4. Die methodische Provokation: Frechheit siegt
Reizwörter und freche Aussagen sind immer noch der beste Köder, um die Aufmerksamkeit des Lesers zu erlangen und ihm eine Reaktion zu entlocken. Das funktioniert besonders gut, wenn man sonst eher sachlich und seriös unterwegs ist. Deshalb Vorsicht: Die Provokationsformel funktioniert einmal und dafür richtig, danach kann es aber schnell peinlich werden.

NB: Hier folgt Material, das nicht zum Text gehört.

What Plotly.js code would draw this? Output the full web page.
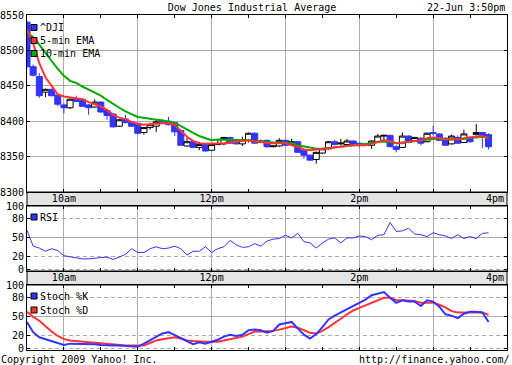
<!DOCTYPE html>
<html><head><meta charset="utf-8">
<script src="https://cdn.plot.ly/plotly-3.0.1.min.js"></script>
<style>html,body{margin:0;padding:0;background:#fff}#chart{width:512px;height:365px}</style>
</head><body><div id="chart"></div>
<script>
const day = '2009-06-22';
const times = ['09:30','09:35','09:40','09:45','09:50','09:55','10:00','10:05','10:10','10:15','10:20','10:25',
 '10:30','10:35','10:40','10:45','10:50','10:55','11:00','11:05','11:10','11:15','11:20','11:25',
 '11:30','11:35','11:40','11:45','11:50','11:55','12:00','12:05','12:10','12:15','12:20','12:25',
 '12:30','12:35','12:40','12:45','12:50','12:55','13:00','13:05','13:10','13:15','13:20','13:25',
 '13:30','13:35','13:40','13:45','13:50','13:55','14:00','14:05','14:10','14:15','14:20','14:25',
 '14:30','14:35','14:40','14:45','14:50','14:55','15:00','15:05','15:10','15:15','15:20','15:25',
 '15:30','15:35','15:40','15:45'];
const openV  = [8540,8477,8463,8441,8445,8437,8423,8419,8431,8431,8423,8420,8427,8415,8410,8393,8403,8399,8397,8384,8391,8393,8400,8400,8398,8387,8365,8371,8363,8368,8359,8367,8368,8377,8374,8368,8373,8383,8370,8373,8364,8365,8373,8367,8371,8359,8352,8346,8355,8361,8371,8368,8367,8372,8369,8368,8366,8371,8379,8380,8364,8363,8379,8372,8376,8371,8384,8382,8376,8368,8377,8370,8376,8381,8384,8381];
const highV  = [8541,8480,8468,8446,8446,8438,8425,8432,8436,8432,8424,8431,8428,8416,8412,8403,8409,8400,8398,8392,8398,8401,8403,8406,8399,8388,8377,8372,8371,8369,8368,8374,8378,8378,8375,8378,8384,8384,8374,8374,8366,8376,8374,8375,8372,8360,8353,8357,8362,8372,8374,8375,8375,8373,8370,8369,8373,8382,8381,8381,8366,8384,8380,8378,8377,8384,8393,8383,8377,8381,8380,8388,8377,8396,8385,8383];
const lowV   = [8475,8463,8433,8434,8435,8421,8411,8417,8427,8420,8409,8419,8412,8402,8391,8392,8397,8392,8382,8381,8388,8385,8397,8394,8379,8365,8364,8362,8359,8357,8358,8366,8366,8368,8367,8365,8370,8368,8369,8362,8363,8364,8365,8366,8355,8347,8344,8340,8354,8360,8366,8366,8366,8365,8363,8365,8361,8370,8371,8363,8356,8362,8369,8371,8366,8370,8380,8372,8365,8367,8368,8369,8370,8380,8362,8360];
const closeV = [8477,8465,8436,8445,8436,8424,8419,8431,8428,8421,8419,8427,8413,8408,8392,8402,8398,8393,8383,8391,8395,8399,8399,8395,8385,8366,8371,8363,8367,8358,8367,8368,8377,8369,8368,8374,8383,8369,8372,8364,8365,8373,8366,8371,8356,8352,8345,8356,8361,8371,8367,8369,8372,8366,8366,8366,8372,8379,8380,8364,8360,8379,8370,8377,8369,8383,8383,8373,8366,8379,8369,8382,8371,8384,8378,8364];
const ema5   = [8529,8510,8482,8462,8450,8438,8435,8434,8433,8431,8427,8424,8421,8416,8409,8405,8403,8399,8396,8395,8396,8396,8397,8397,8395,8386,8378,8372,8369,8368,8368,8368,8369,8370,8371,8371,8373,8371,8371,8369,8369,8369,8369,8366,8364,8360,8359,8360,8361,8363,8364,8364,8365,8366,8366,8366,8368,8371,8373,8372,8369,8370,8371,8373,8373,8376,8377,8376,8374,8374,8374,8376,8377,8378,8379,8376];
const ema10  = [8525,8519,8508,8496,8485,8474,8464,8457,8454,8449,8445,8441,8436,8430,8424,8419,8414,8410,8406,8405,8403,8402,8401,8400,8398,8393,8388,8383,8379,8376,8373,8374,8374,8374,8373,8373,8373,8372,8371,8371,8370,8370,8369,8369,8366,8364,8362,8361,8361,8362,8363,8364,8365,8366,8366,8367,8369,8371,8371,8371,8369,8369,8371,8372,8373,8375,8376,8376,8374,8375,8375,8375,8377,8377,8378,8377];
const rsi    = [62,37,34,29,33,30,22,20,18,17,17,18,20,20,16,20,24,33,27,27,33,36,33,34,37,33,23,29,29,36,27,33,36,46,39,35,36,41,37,45,48,49,54,50,57,44,42,34,42,48,50,42,50,50,53,52,47,54,55,74,60,61,65,56,55,52,58,55,53,49,55,49,52,49,57,58];
const stochK = [42,26,18,15,12,8,6,8,8,8,8,7,6,5,5,5,4,4,3,8,13,19,24,26,21,16,11,7,10,8,11,14,19,22,20,22,29,30,29,25,28,38,40,42,32,22,16,23,34,46,52,57,63,68,73,77,84,87,89,80,72,76,74,74,67,76,74,66,54,52,48,55,58,58,57,42];
const stochD = [58,50,44,35,27,20,15,13,12,11,10,9,8,7,6,6,5,5,5,5,9,13,15,17,18,16,13,12,11,11,11,11,13,15,17,19,23,27,27,27,28,30,32,35,33,29,25,24,28,34,40,47,54,60,64,68,72,76,80,80,76,76,76,75,72,72,72,69,65,59,57,57,57,57,57,53];
const priceTicks = [8300,8350,8400,8450,8500,8550];
const oscTicks = [0,20,50,80,100];
const hourTicks = ['10:00','11:00','12:00','13:00','14:00','15:00','16:00'];
const hourLabels = ['10am','','12pm','','2pm','',''];

const X = times.map(t => day + ' ' + t);
const hv = hourTicks.map(t => day + ' ' + t);
const xr = [day + ' 09:30', day + ' 16:00'];

const W = 512, H = 365, ML = 27, MR = 5, MT = 15, MB = 15;
const pw = W - ML - MR, ph = H - MT - MB;
const px = x => (x - ML) / pw;
const py = y => (H - MB - y) / ph;

const FONT = 'DejaVu Sans Mono';
const f10 = {family: FONT, size: 10, color: '#000'};
const BLUE = '#3333ff', RED = '#ff3333', GREEN = '#00aa00', GRID = '#ababab';

const traces = [
  {type: 'candlestick', x: X, open: openV, high: highV, low: lowV, close: closeV,
   xaxis: 'x', yaxis: 'y', showlegend: false, hoverinfo: 'skip', whiskerwidth: 0,
   increasing: {line: {color: '#000', width: 1}, fillcolor: '#fff'},
   decreasing: {line: {color: BLUE, width: 1}, fillcolor: BLUE}},
  {type: 'scatter', mode: 'lines', x: X, y: ema10, xaxis: 'x', yaxis: 'y', line: {color: GREEN, width: 2}, showlegend: false, hoverinfo: 'skip'},
  {type: 'scatter', mode: 'lines', x: X, y: ema5, xaxis: 'x', yaxis: 'y', line: {color: RED, width: 2}, showlegend: false, hoverinfo: 'skip'},
  {type: 'scatter', mode: 'lines', x: X, y: rsi, xaxis: 'x2', yaxis: 'y2', line: {color: BLUE, width: 1}, showlegend: false, hoverinfo: 'skip'},
  {type: 'scatter', mode: 'lines', x: X, y: stochD, xaxis: 'x3', yaxis: 'y3', line: {color: RED, width: 2}, showlegend: false, hoverinfo: 'skip'},
  {type: 'scatter', mode: 'lines', x: X, y: stochK, xaxis: 'x3', yaxis: 'y3', line: {color: BLUE, width: 2}, showlegend: false, hoverinfo: 'skip'}
];

function xax(anchor, labels) {
  return {type: 'date', range: xr, anchor: anchor, tickmode: 'array', tickvals: hv, ticktext: hourLabels,
    showticklabels: labels, ticks: 'inside', ticklen: 3, tickcolor: '#000', mirror: 'allticks',
    showline: true, linecolor: '#000', linewidth: 1, showgrid: true, gridcolor: GRID, gridwidth: 1,
    zeroline: false, tickfont: f10, fixedrange: true, ticklabelstandoff: -3,
    minor: {tick0: day + ' 09:30', dtick: 1800000, ticks: 'inside', ticklen: 3, tickcolor: '#000', showgrid: false},
    rangeslider: {visible: false}};
}
function oscY(anchor, dom) {
  return {domain: dom, anchor: anchor, range: [-2, 100], tickmode: 'array', tickvals: oscTicks,
    ticktext: oscTicks.map(String), ticks: 'inside', ticklen: 3, tickcolor: '#000', mirror: 'allticks',
    showline: true, linecolor: '#000', linewidth: 1, showgrid: true, gridcolor: GRID, griddash: '4px,3px',
    zeroline: false, tickfont: f10, fixedrange: true,
    minor: {tickmode: 'array', tickvals: [50], showgrid: true, gridcolor: GRID, griddash: 'solid', ticks: ''}};
}

const sq = (x0, y0, c) => ({type: 'rect', xref: 'paper', yref: 'paper', x0: px(x0), x1: px(x0 + 6), y0: py(y0 + 6), y1: py(y0), fillcolor: c, line: {color: '#000', width: 1}});
const band = (y0, y1) => ({type: 'rect', xref: 'paper', yref: 'paper', x0: 0, x1: 1, y0: py(y1), y1: py(y0), fillcolor: '#e4e4e4', line: {color: '#000', width: 1}, layer: 'below'});
const lbl = (x, y, t, anchor) => ({xref: 'paper', yref: 'paper', x: px(x), y: py(y), text: t, showarrow: false, xanchor: anchor || 'left', yanchor: 'middle', font: f10, borderpad: 0});

const layout = {
  width: W, height: H, margin: {l: ML, r: MR, t: MT, b: MB, pad: 0},
  paper_bgcolor: '#fff', plot_bgcolor: '#fff', showlegend: false, boxgap: 0.02, boxgroupgap: 0,
  title: {text: 'Dow Jones Industrial Average', font: f10, x: 252 / W, xanchor: 'center', y: 1 - 7 / H, yanchor: 'middle', xref: 'container', yref: 'container'},
  font: f10,
  xaxis: xax('y', true),
  yaxis: {domain: [py(192), 1], anchor: 'x', range: [8300, 8550], tickmode: 'array', tickvals: priceTicks,
    ticks: 'inside', ticklen: 3, tickcolor: '#000', mirror: 'allticks', showline: true, linecolor: '#000', linewidth: 1,
    showgrid: true, gridcolor: GRID, zeroline: false, tickfont: f10, fixedrange: true},
  xaxis2: xax('y2', true),
  yaxis2: oscY('x2', [py(271), py(206)]),
  xaxis3: xax('y3', false),
  yaxis3: oscY('x3', [0, py(285)]),
  shapes: [
    band(192, 206), band(271, 285),
    sq(31, 24.5, BLUE), sq(31, 37.5, RED), sq(31, 50.5, GREEN),
    sq(31, 214, BLUE),
    sq(31, 293, BLUE), sq(31, 307, RED)
  ],
  annotations: [
    lbl(39, 27.5, '^DJI'), lbl(39, 40.5, '5-min EMA'), lbl(39, 53.5, '10-min EMA'),
    lbl(39, 217, 'RSI'),
    lbl(39, 296, 'Stoch %K'), lbl(39, 310, 'Stoch %D'),
    lbl(506, 7.5, '22-Jun 3:50pm', 'right'),
    lbl(0, 359.5, 'Copyright 2009 Yahoo! Inc.'),
    lbl(511, 359.5, 'http://finance.yahoo.com/', 'right'),
    {xref: 'x', yref: 'paper', x: day + ' 16:00', y: py(198.5), text: '4pm', showarrow: false, xanchor: 'right', yanchor: 'middle', font: f10, borderpad: 0, xshift: -2},
    {xref: 'x2', yref: 'paper', x: day + ' 16:00', y: py(277.5), text: '4pm', showarrow: false, xanchor: 'right', yanchor: 'middle', font: f10, borderpad: 0, xshift: -2}
  ]
};

Plotly.newPlot('chart', traces, layout, {staticPlot: true, displayModeBar: false});
</script></body></html>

5. Seriösität ist Pflicht, aber: Ironie ist Trumpf
Wer bereits einen Marketingtexte für langweilige Produkte betitelt hat weiß, dass sachliche Argumente nur selten ziehen. Mit etwas Ironie hat man in vielen Fällen jedoch zumindest die Lacher auf seiner Seite. Der Werbeeffekt solcher Überschriften funktioniert dann um die Ecke: Der Nutzer liest die Überschrift, das Social Web teilt und über diesen Weg findet die Botschaft ihren Weg zur passenden Zielgruppe. In jedem Fall generiert Ironie eine große Portion Aufmerksamkeit. Wer Ideen für gelungene Überschriften sucht, wird vor allem bei Satire-Magazinen wie dem Postillon fündig.
6. Der Ausweg: Wenn nichts mehr hilft
Ganz ohne die Erfolgsformeln muss es dann auch nicht sein, denn die Listen-Artikel haben nach wie vor eine breite Leserschaft. Besonders in der Mittagspause wollen Nutzer nicht ewig nach relevanten Inhalten suchen, die 10-Dinge-Überschrift ist dabei ein todsicherer Texterschuss. Denn drin ist meist, was drüber steht. Das ist aus Klicksicht eine solide Vorgehensweise. Viele Beispiele für gut erprobte Überschriften-Formeln findest du z.B. im Affenblog.
Zum Schluss noch eine kleine Weisheit aus dem Journalismus: Wenn sich keine passende Überschrift finden lässt, dann liegt das meist weniger an fehlender Kreativität, als an der Tatsache, dass dem Text noch eine klare Aussage fehlt. Und in diesem Fall sollte man wirklich noch einmal von vorne beginnen.